Galaxies in low- and high-mass halos experience very distinct fate.  Study relationship between stellar mass and halo mass brings valuable clues about physical processes involved in galaxy evolution.  Halo model assumes that number of galaxies only depend on halo mass (HOD model), which seems to an accurate analytic prediction of galaxy distribution.  Reciprocally, interpreting galaxy clustering using the HOD model allows to make a direct comparison between galaxy properties and halo mass.  Use CFHTLS data to see the relationship evolve between the galaxy and DM haloes since z~1.2.



1108.1812
The Bolocam galactic plane survey VII: Characterizing the properties of massive star-forming regions
Dunham, Rosolowsky, Evans, Cyganowski, Urquhart


Toward the high column density regions targeted by BGPS (Bolocam galactic plane survey) with GBT, 72% of the targets (456) were found to have NH3(1,1) lines, demonstrating the high-column density features found there accurately predict the presence of dense gas (what was the original target criteria for BGPS?).  Determine kinematic distance and resolved distance ambiguity (what's important about that?) of those with NH3.  Locates the Scutum and Sagittarius spiral arms; number of sources detected peak at 4-5 kpc.  Depending on the distance, the BGPS objects are mostly clumps, with some cores and clouds.  The mean gas kinetic temperature is 15.6K; the NH3 column density and abundance decrease by an order of magnitude between 3 to 11 kpc from the Galaxy center.  Similar distance objects have physical properties that are indistinguishable--suggest similarity in clump structure across the Galactic disk.  Compared BGPS sources to criteria for efficient star formation.  48% of sample should be forming stars (including massive ones) with high efficiency and 87% contain subregions with should have efficient SF; find 67% of the sample exhibit signs of SF activity based on mid-IR information.

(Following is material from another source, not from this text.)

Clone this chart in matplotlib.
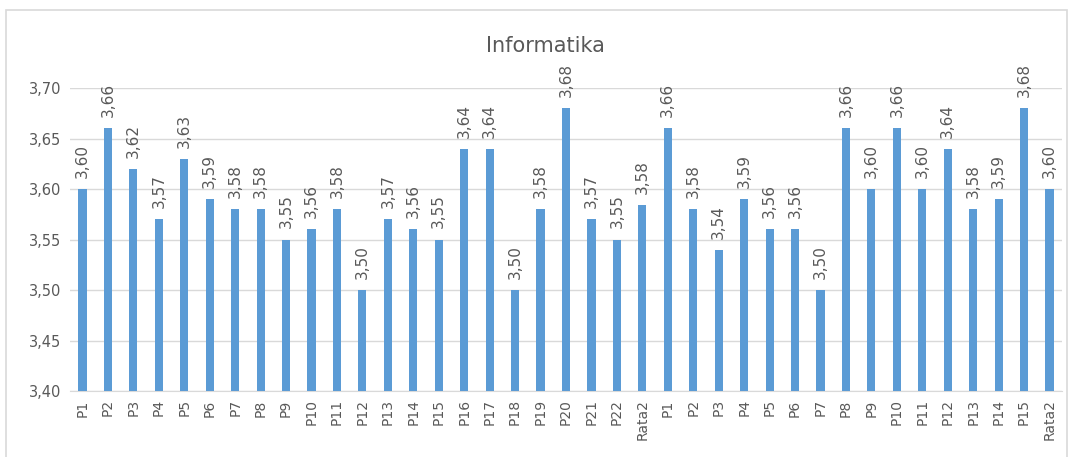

* what is the difference between cores, clumps and clouds?



1108.1796
The effects of a hot gaseous halo on disc thickening in galaxy minor mergers
Moster, Maccio, Somerville, Naab, Cox


Simulate (for the first time) diffuse, rotating, cooling, hot gaseous halo to hydro simulations of minor mergers.  Effect of this new gaseous component on MW galaxy to its thickness on 1:10 and 1:5 mergers.  For 1:10 mergers the thin disc scale does not show thickening (compared to isolated galaxies)--accretion of new cold gas leads to formation of massive new thin stellar disc that dominates the surface brightness profile.  Disc thickening dominated by cold-gas induced SF--the thick disc is the old stellar disc that has been thickened in a minor merger at z>1 ("in this scenario")--the thin disc is the new stellar disc that forms after merger.  Evolution of the scale height during a 1:5 merger--a thin disc can be present even after the merger, if enough hot (?) gas is avaliable.  ...etc.




1108.2052
No wide spread of stellar ages in the Orion Nebula cluster
Jeffries, Littlefair, Naylor, Mayne


Disc signatures decay monotinically (on average) over timescales of only a few Myr--hence any spread in SF time distribtion should lead to clear differences in the age distribtions of stars with and without discs (if all stars are born with circumstellar discs).  Any real age spread must be smaller than the median disc lifetime.  For a log-normal age distribution, there is an upper limit of <0.14 dex (>2 sigma) to any real age dispersion, compared to ~0.4 dex implied by the HR diagram.  If the mean age for ONC is 2.5 Myr, then 95% the low-mass stellar population should have ages 1.3-4.8 Myr.  The obsered luminosity dispersion is caused by a combination of observational uncertainties and physical mechanisms that disorder the conventional relationship between luminosity and age for pre-main-sequence stars.


* ..but is there observational evidence (from stellar discs) that ONC stars all have similar ages?  Or is this already true and known--but then the argument all depends on the rate of circumstellar disc dissipation rate?  I wish they would explain.


1108.1786
Molecular gas around low-luminosity AGN in late-type spirals
Beoker, Schinnerer, Lisenfeld


Study of molecular gas around low-luminosity AGN in 3 late-type spirals (bulge-less): transitions of gaseous CO clearly detected within the central kpc of all 3 galaxies.  The CO emission is faint (expected from low SF activity).  Face-on galaxies show elevated intensity ratio of CO(2-1)/CO(1-0) transitions compared to similar galaxies w/o AGN---unlikely due to a very compact CO source; speculate that energetically weak AGN can still impact the physcial state of surrounding gas.  No tracers of dense molecular gas (e.g., HCN or HCO+), but can establish upper limits that lie at the low end of the range in more energetic AGN  The derived gas density is less than n(H2) ~ 2e3 cm^-3, which is significantly lower than in most other newrby galaxies.  Scarsity of dense gas suggests that the conditions for SF are poor in these nuclei.  (duh)


* what is the connection between AGN, dense gas and SF?  It seems that AGN triggers SF---or is it not a causal effect, but rather the results of a single cause (i.e., mergers)?


UCB Astro Seminar
The Physics of Self-Regulated Star Formation
Andi Burkert


If star formation happened according to the simple cosmological sequence of DM halo collapse, to the gravitational collapse of cold, dense molecular gas that burst into stars, the galaxies should be burned out by now---which is in contrast to observations.


Physics of interstellar medium and star formation is still in its early phase of exploration; high-resolution observations provide insight into the complex structure of the turbulent interstellar medium and its various gas phases.  Star formation history of molecular cloud regions like Taurus and Orion have been investigated in great detail; numerical simulations have achieved enough resolution and complexity to study the origin and evolution of turbulent molecular clouds and their fragmentation into stars and stellar clusters within the galactic environment.


First summarize the most puzzling and challenging questions of star formation, then discuss a new approach that links star formation in galaxies to their cosmic baryonic accretion history.  Then present new numerical simulations by Dobbs+ (2011a,b) on the evolution of the molecular web in disk galaxies that provide new insight into the self-regulated evolution of the multi-phase interstellar medium and its condensation into stars.


* I should probably read the paper by Dobbs+ (2011a,b).  Sounds interesting.